People Who Are Addicted To Music
by chris steffan
When conducting a postmortem on a Metallica set, it’s all about the outliers. It’s a given that they will perform “For Whom the Bell Tolls,” “Master of Puppets,” “Enter Sandman” and so forth, often in the same sequence. So for a band with such a dedicated fan base that combs over setlists nightly, the attention often goes immediately to the rarities, and Metallica’s headlining set on the final night of Orion Music + More produced a handful.
After delivering a complete Kill ‘Em All set the previous day, dragging out “Phantom Lord” again wouldn’t have seemed quite as special, so the band looked to relatively more recent years for the deep cuts. The most obscure song of the evening was the 1997 track “Carpe Diem Baby,” a slowly creeping track from Reload that had only been performed once before and was likely not at the top of many lists of dream songs, but acquitted itself well enough live, despite the audience’s general unfamiliarity with it. James Hetfield acknowledged the riskiness of the choice by declaring, “Now you’ve had it live, whether you liked it or not.” The Napster feud-initiating “I Disappear” was better received, but it was when the band locked into the careening second half of “The Day that Never Comes” from Death Magnetic that it looked like they were having the most fun.
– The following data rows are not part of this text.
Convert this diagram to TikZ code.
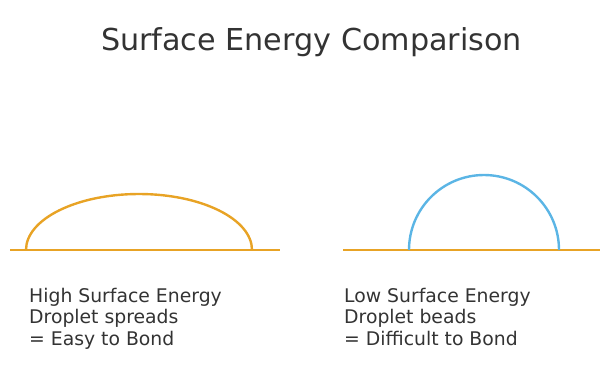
\documentclass[tikz,border=0pt]{standalone}
\usepackage{fontspec}
\setmainfont{DejaVu Sans}
\usetikzlibrary{positioning}

\definecolor{dropwarm}{HTML}{E8A325}
\definecolor{dropcool}{HTML}{5BB5E5}
\definecolor{textgray}{HTML}{333333}

\begin{document}
\begin{tikzpicture}[x=1bp, y=-1bp]
\tikzset{surface/.style =
        {
            line width=2.4bp,
            dropwarm
        }
}

\tikzset{droplet/.style =
        {
            line width=2.4bp
        }
}

\tikzset{caption/.style =
        {
            anchor=base west,
            align=left,
            inner sep=0pt,
            text=textgray,
            font=\fontsize{18.8bp}{21.5bp}\selectfont
        }
}

\tikzset{heading/.style =
        {
            caption,
            anchor=base,
            font=\fontsize{30.2bp}{34bp}\selectfont
        }
}
		\useasboundingbox (0,0) rectangle (612,387);

		\node[heading] (title) at (311.5,50) {Surface Energy Comparison};

		% the two surfaces
		\foreach \start / \finish in {10/280, 343/600}
		\draw[surface] (\start,250) -- (\finish,250);

		% spreading drop and beading drop
		\draw[droplet, dropwarm] (26,250) arc[start angle=180, end angle=360, x radius=113, y radius=56];
		\draw[droplet, dropcool] (409,250) arc[start angle=180, end angle=360, radius=75];

		% base of the last line
		\node[caption] (high) at (29,345) {High Surface Energy\\Droplet spreads\\= Easy to Bond};
		\node[caption] (low) at (344,345) {Low Surface Energy\\Droplet beads\\= Difficult to Bond};

	\end{tikzpicture}
\end{document}
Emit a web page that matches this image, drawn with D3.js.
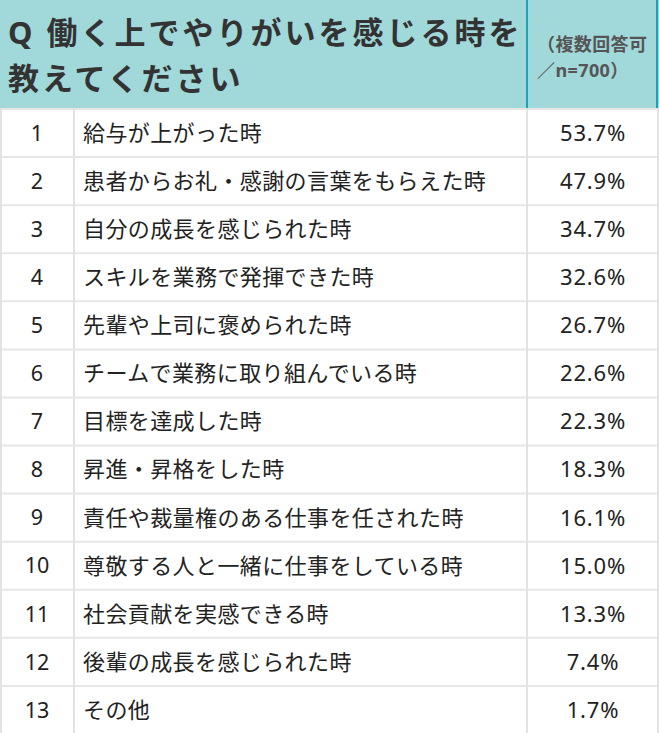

Metallica gave a nod to local hero Bob Seger with its cover of “Turn the Page,” which begged the question of what else Bob had to do instead of showing up to sing the song himself. And unlike last year, they actually performed the titular song of the Orion Festival, which was a somewhat ballsy move, inserting a lengthy, two-part instrumental in the middle of a mostly otherwise hits-packed set.
Notably missing from the show-opening “Blackened” was the pyrotechnic overload that typically accompanies the song, and the lack of special effects was nearly jarring in their absence for nearly a dozen songs until abundant fireworks, lasers and plumes of flame finally accompanied “One” and “Battery.” Musically, the band was on point throughout the night, anchored by James Hetfield’s impeccable rhythm guitar playing, particularly on the lengthy and infrequently-performed Master of Puppets cut “Disposable Heroes.”
The second-largest audience was held by the Deftones, who delivered a punishingly loud set that covered the majority of the band’s albums, from its 1995 debut to last year’s Koi No Yokan. Chino Moreno shredded his vocal cords on the Grammy-winning “Elite” from 2000’s White Pony, while also delving into more gentle, melodic territory on one of the new songs, the nearly seven-minute “Rosemary.” Before the Deftones set, Moreno pondered the parallels between his band and Metallica over the last 10 years.
“I’ve watched them become more of a solid band,” he said, referencing the time passed since the two shared a bill on the 2003 Summer Sanitarium tour. “I know we were a fucking wreck right then, too. When Metallica was worst was when they were uninspired, and you could kind of tell. I think we went through that stage for a few years and maybe a couple of records, but I feel like we got it back pretty much after [late Deftones bassist] Chi [Cheng]’s accident, that shook us up. I don’t know what shook up Metallica, but it seems like they got their shit together.”
Other Sunday highlights included the elaborate costuming of three-piece dubstep group Destroid, which wore full-body outfits covered in LEDs that called to mind the cinematic image of the faceless police force of a dystopian cyberpunk future. The EDM tent did bustling business throughout the weekend, as shirtless metalheads with full-chest Slipknot tattoos happily danced alongside the club kids into noisy oblivion. Vista Chino, half of stoner rock legends Kyuss, brought the heavy grooves of the high desert to Detroit with a strong set of classic material. New Jersey’s Dillinger Escape Plan, who on any given night are the most dangerous band to take the stage anywhere, were reduced to a more subdued four-piece following a hand injury to guitarist and band founder Ben Weinman, who watched the set from a chair onstage and gave his band scores on every song.
Now Metallica is left to count the beans and decide whether Belle Isle is a suitable location to permanently host the Orion Fest. The festival added a fifth stage this year, and their proximity to one another led to sound bleeding over between stages. On the upside, the school bus shuttle system between the island and a downtown Detroit convention center seemed to run more smoothly on Sunday following a rocky first day. But based on the number of attendees wearing shirts from last year’s Atlantic City-hosted event, the diehards will follow Metallica wherever they decide to plant their festival.